These are my personal thoughts and are subject to change as I learn more:
The Healing of America is a fantastic story of the quest to heal an injured shoulder by interacting with major developed countries healthcare systems, including France, Germany, Taiwan and Switzerland. T.R. Reid describes in colorful detail his experience with the four major models of healthcare in the developed world. At the end, he provides thoughtful, but ultimately challenging recommendations on how to fix the U.S. Healthcare system.
But first a primer on the four major models:
- The Bismark model:
- Major Users: Germany, Belgium and Switzerland
- Key theme: Private health plans and private payers (similar to US) but nationwide standards and prices for core services
- Beveridge Model:
- Major Users: Britain, Italy, Scandanavia and Spain (and Veterans Affairs in the U.S.)
- Universal coverage, only Gov payor and a high government ownership of providers. High tax rates and long waits
- Closest thing to fully socialized medicine
- National Health Insurance Model:
- Major Users: Canada and Australia
- Universal coverage with government-run payers, but private providers. Medical services are somewhat limited
- Out of Pocket model:
- Major Users: China & developing world – plus uninsured in the US
- U.S. Model – a hodgepodge of systems and plans
- Bismark – Under 65 and working
- Beveridge – Military personnel and veterans through the VA
- National Health Insurance -if you are on Medicare and over 65
- Out of Pocket – uninsured Americans
Eric’s 10 takeaways:
1. The fundamental disconnect in the U.S. healthcare system that is driving down quality of care is the need for healthcare systems to make a profit – effectively incentivizing them to restrict costs – (i.e. medical care) and creating the highest ratio of administrative expenses anywhere in the developed world (i.e. waste). The U.S. spends the highest % of GDP (19% and climbing), but receives mid-level outcomes.

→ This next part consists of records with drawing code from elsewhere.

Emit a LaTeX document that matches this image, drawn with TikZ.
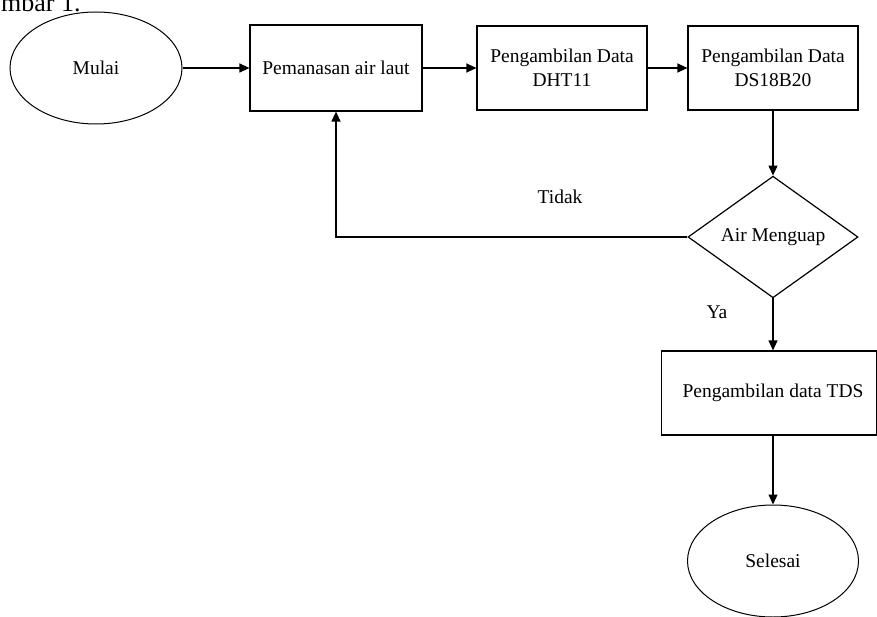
\documentclass[tikz,border=0pt]{standalone}
\usepackage{fontspec}
\setmainfont{Liberation Serif}
\usetikzlibrary{arrows.meta,shapes.geometric}
\begin{document}
\begin{tikzpicture}[x=1pt,y=-1pt,
  every node/.style={font=\fontsize{19.5}{24}\selectfont, align=center},
  box/.style={draw, line width=1.2pt, inner sep=0pt},
  oval/.style={draw, ellipse, line width=1pt, inner sep=0pt},
  flow/.style={line width=1.2pt, -{Triangle[length=10pt,width=9pt]}},
  plain/.style={line width=1.2pt}
]
\useasboundingbox (0,0) rectangle (877,617);
\begin{scope}
\clip (0,0) rectangle (877,617);
\node[anchor=base west, font=\fontsize{26}{28}\selectfont, inner sep=0pt] (cap) at (1,12) {mbar 1.};
\node[oval, minimum width=172pt, minimum height=112pt] (mulai) at (96,68) {Mulai};
\node[box, minimum width=172pt, minimum height=86pt] (heat) at (336,68) {Pemanasan air laut};
\node[box, minimum width=170pt, minimum height=84pt] (dht) at (562,68) {Pengambilan Data\\DHT11};
\node[box, minimum width=170pt, minimum height=84pt] (ds) at (773,68) {Pengambilan Data\\DS18B20};
\node[diamond, draw, line width=1.2pt, minimum width=170pt, minimum height=112pt, inner sep=0pt] (dec) at (773,237) {Air Menguap};
\node[box, minimum width=215pt, minimum height=84pt, anchor=west] (tds) at (661,393) {};
\node (tdst) at (773,393) {Pengambilan data TDS};
\node[oval, minimum width=171pt, minimum height=112pt] (selesai) at (773,561) {Selesai};
\node (tidak) at (560,197) {Tidak};
\node (ya) at (717,312) {Ya};
\coordinate (bend) at (dec.west -| heat.south);
\draw[flow] (mulai.east) -- (heat.west);
\draw[flow] (heat.east) -- (dht.west);
\draw[flow] (dht.east) -- (ds.west);
\draw[flow] (ds.south) -- (dec.north);
\draw[flow] (dec.west) -- (bend) -- (heat.south);
\draw[flow] (dec.south) -- (tds.north -| dec.south);
\draw[flow] (tds.south -| dec.south) -- (selesai.north);
\end{scope}
\end{tikzpicture}
\end{document}
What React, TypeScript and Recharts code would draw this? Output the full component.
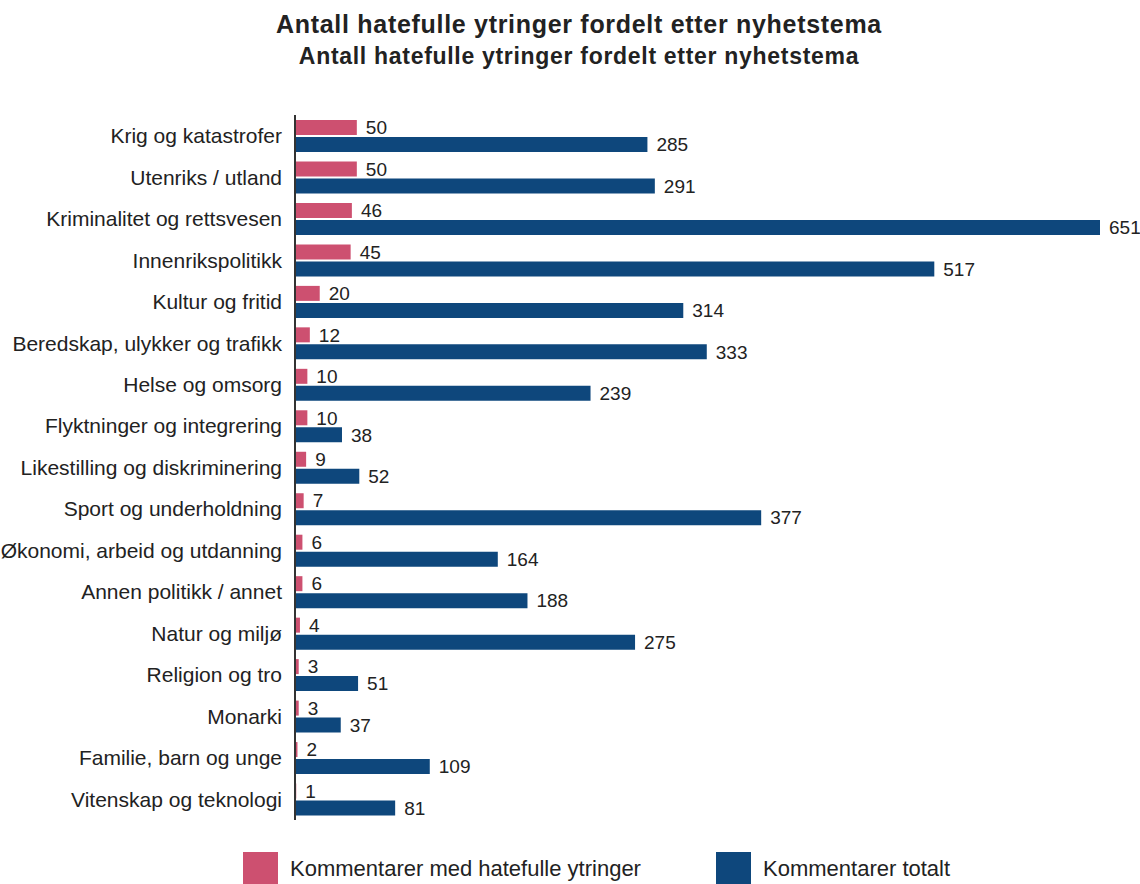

2. A personalized electronic “Health id” card, complete with a unique pin is needed for every person and accepted by all medical providers.
3. Health plans must all offer a Tier 1 or “basic health plan” at a set price (negotiated by the government), but they are allowed to make a profit on tier 2 plans, which would include nicer hospital beds and optional treatments. Regional inflators can be included to account for higher costs of business in different regions.
4. Individuals mandate must be added and enforced by deductions from taxes. Subsidies will exist. No exceptions after 18. As a counter – all pre-existing conditions will be covered.
5. Healthcare plans should extend past employment by divorcing employment with healthcare. Allowing someone to keep their plan with monthly deductions paid out of pocket.
6. Medicaid effectively should become the Tier 1 basic plan – mandated nationwide and eliminating state by state differences. Healthcare plans can sell Tier 1 plans across state lines to capture larger risk pools.
7. Healthcare plan incentives must be crafted to provide financial payouts for quality of care. If buyers are allowed to keep their healthcare as they move job to job, plans will work to keep them healthy and reduce their future health problems.
8. Hodgepodge quilt of providers must be streamlined reducing the administrative burden on providers and allowing them to focus on care. Tier 1 plans that are standardized will provide transparency to both customers and payors
9. Aggregate patient data to be collected and made anonymous to find savings and trends and eliminate fraud.
10. The U.S. voter needs to be educated on the lack of “American Exceptionalism” in Healthcare. Political scare tactics, such as “death panels”, “socialized medicine” and “year-long wait lines” must be overcome with data and air-tight messaging. Lets follow Switzerland’s example and actually fix something!